--- BEGIN ---

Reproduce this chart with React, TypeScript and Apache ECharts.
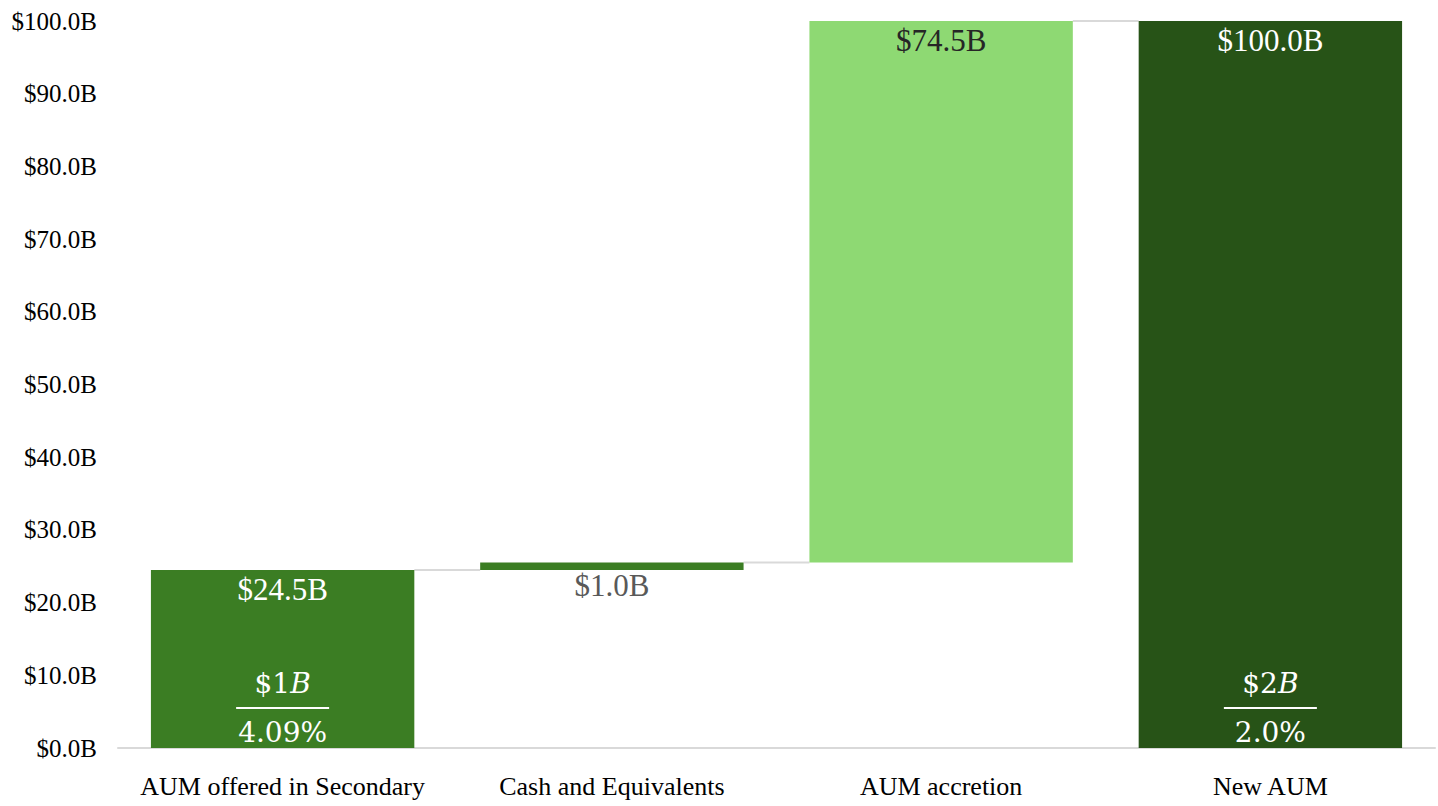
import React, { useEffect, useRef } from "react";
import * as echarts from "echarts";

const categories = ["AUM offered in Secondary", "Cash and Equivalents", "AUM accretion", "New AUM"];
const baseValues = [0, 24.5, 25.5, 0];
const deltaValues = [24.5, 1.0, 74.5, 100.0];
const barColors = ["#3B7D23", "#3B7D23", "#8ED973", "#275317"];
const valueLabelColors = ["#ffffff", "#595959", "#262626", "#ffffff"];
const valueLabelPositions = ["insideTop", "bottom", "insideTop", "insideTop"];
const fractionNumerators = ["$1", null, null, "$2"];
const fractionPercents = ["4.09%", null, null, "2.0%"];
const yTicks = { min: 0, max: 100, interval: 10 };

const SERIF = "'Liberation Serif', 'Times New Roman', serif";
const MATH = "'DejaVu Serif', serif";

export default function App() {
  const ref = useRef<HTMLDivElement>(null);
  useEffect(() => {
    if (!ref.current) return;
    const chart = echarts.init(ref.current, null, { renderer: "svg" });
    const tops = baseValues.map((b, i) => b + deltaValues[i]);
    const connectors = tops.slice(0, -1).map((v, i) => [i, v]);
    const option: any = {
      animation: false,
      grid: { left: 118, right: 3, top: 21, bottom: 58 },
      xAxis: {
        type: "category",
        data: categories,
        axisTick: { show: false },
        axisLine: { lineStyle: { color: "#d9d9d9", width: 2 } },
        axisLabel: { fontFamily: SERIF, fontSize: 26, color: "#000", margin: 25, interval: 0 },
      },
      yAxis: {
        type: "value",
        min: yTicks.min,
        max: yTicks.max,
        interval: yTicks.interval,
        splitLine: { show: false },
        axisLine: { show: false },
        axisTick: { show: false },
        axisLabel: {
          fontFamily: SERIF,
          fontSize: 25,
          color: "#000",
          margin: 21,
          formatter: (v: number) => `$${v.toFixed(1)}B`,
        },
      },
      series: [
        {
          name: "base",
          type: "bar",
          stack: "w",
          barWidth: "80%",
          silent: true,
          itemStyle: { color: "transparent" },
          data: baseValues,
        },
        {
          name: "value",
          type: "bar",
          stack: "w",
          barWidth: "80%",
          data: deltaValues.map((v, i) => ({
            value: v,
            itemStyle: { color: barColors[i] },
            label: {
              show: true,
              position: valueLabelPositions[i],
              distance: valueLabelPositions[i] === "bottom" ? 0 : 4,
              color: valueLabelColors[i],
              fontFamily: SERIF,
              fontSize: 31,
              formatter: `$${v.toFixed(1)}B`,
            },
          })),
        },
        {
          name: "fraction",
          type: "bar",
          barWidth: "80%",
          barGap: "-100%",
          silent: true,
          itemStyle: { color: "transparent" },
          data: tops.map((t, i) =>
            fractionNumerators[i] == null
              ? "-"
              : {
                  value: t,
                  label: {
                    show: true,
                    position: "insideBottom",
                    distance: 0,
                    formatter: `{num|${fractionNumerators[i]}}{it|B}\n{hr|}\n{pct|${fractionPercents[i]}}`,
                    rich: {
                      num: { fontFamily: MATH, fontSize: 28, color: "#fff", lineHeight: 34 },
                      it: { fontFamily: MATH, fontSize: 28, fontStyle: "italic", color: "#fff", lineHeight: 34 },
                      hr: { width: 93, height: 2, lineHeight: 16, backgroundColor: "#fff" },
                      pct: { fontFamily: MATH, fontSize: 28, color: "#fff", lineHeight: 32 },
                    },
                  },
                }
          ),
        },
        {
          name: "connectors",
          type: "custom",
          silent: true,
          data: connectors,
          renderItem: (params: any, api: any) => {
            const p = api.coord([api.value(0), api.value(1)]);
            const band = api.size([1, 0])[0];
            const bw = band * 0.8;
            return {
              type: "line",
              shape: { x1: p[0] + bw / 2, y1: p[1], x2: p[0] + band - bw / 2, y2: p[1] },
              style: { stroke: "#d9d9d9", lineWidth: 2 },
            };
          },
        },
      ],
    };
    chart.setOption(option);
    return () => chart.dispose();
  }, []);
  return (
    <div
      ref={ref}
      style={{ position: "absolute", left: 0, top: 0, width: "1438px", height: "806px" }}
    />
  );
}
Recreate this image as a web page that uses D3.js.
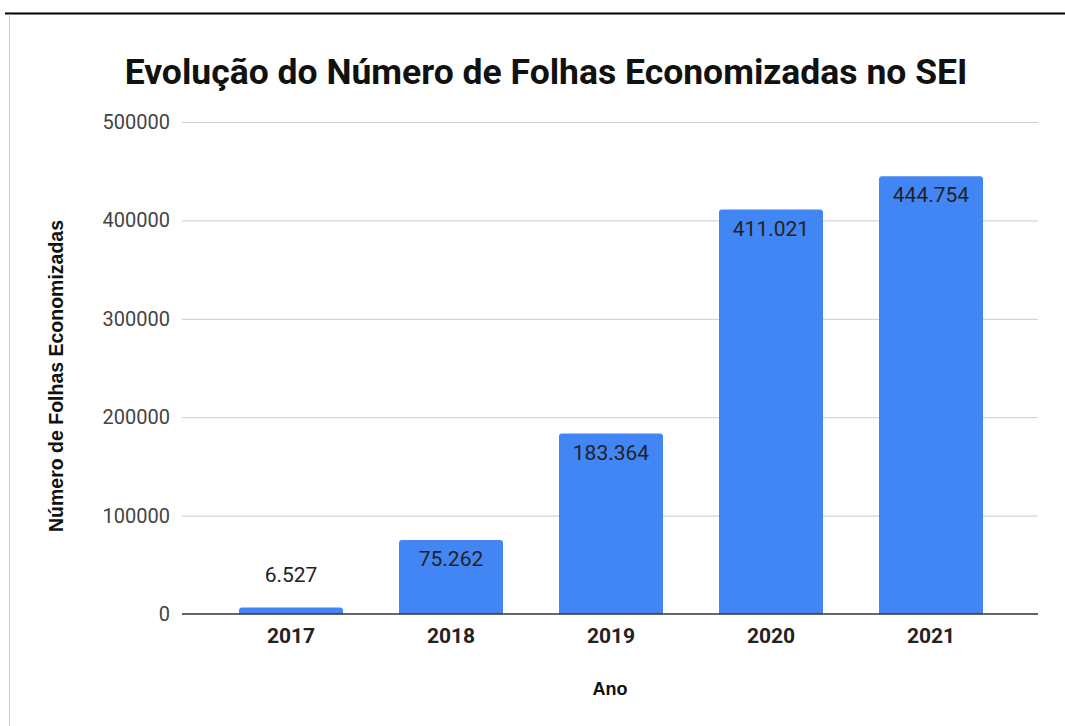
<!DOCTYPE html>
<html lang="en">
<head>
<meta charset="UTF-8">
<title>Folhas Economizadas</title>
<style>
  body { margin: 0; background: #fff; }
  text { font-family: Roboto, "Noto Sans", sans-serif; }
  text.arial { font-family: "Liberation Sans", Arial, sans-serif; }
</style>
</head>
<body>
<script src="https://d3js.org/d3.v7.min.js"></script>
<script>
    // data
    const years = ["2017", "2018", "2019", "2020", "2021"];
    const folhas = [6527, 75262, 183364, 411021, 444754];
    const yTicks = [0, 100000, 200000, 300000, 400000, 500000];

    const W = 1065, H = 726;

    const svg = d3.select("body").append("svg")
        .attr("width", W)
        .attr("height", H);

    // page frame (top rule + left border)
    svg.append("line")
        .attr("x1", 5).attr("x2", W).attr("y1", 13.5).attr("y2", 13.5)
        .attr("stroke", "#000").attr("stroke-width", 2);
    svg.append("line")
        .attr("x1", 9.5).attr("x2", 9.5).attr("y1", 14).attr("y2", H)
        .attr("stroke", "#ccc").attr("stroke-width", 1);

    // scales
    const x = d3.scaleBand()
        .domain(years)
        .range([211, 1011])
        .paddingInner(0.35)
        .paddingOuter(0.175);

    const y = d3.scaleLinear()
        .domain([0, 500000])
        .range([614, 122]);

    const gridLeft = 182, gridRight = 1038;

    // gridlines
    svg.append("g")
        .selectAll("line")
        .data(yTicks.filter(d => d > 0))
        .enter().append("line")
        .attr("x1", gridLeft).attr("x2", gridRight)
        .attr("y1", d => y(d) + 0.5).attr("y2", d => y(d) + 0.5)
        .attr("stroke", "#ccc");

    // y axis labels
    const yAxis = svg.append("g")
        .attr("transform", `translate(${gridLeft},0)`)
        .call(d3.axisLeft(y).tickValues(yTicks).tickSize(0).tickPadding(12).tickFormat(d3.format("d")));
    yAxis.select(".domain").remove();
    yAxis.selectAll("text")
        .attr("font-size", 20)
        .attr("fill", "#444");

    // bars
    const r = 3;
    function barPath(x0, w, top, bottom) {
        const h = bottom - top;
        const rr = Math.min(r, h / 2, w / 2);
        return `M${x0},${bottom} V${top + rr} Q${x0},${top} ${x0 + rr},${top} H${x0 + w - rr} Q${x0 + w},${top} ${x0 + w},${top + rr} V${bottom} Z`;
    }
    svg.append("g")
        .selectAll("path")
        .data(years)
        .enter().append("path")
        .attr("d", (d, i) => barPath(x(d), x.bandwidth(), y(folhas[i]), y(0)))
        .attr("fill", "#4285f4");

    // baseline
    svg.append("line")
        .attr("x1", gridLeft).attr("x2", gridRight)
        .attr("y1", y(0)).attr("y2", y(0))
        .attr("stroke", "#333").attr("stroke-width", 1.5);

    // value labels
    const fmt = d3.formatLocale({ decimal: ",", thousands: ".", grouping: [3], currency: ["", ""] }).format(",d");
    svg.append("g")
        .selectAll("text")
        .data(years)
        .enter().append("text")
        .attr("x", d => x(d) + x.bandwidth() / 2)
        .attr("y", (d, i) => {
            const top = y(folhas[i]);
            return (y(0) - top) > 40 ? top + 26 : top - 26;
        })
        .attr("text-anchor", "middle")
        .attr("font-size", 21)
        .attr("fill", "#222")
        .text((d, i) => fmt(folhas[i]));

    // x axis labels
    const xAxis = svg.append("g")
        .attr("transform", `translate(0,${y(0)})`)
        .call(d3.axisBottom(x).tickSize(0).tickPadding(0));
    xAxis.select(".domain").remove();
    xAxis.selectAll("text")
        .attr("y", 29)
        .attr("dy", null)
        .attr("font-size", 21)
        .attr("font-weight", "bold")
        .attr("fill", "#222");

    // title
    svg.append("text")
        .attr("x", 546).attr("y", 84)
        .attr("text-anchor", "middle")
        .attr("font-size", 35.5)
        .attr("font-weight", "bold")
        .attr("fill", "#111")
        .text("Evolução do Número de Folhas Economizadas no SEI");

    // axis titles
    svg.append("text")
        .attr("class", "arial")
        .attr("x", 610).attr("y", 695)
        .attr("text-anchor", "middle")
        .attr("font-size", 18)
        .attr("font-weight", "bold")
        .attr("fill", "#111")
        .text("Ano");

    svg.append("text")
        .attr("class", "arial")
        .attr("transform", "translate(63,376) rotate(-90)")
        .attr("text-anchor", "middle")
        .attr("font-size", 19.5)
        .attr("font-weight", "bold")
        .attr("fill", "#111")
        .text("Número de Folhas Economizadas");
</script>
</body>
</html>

--- END ---

**Directions for this task:** Repeat exactly the lines from the first line of the records above through the line containing "import * as", leaving out the pictures.

**Finished answer:**
Reproduce this chart with React, TypeScript and Apache ECharts.
import React, { useEffect, useRef } from "react";
import * as echarts from "echarts";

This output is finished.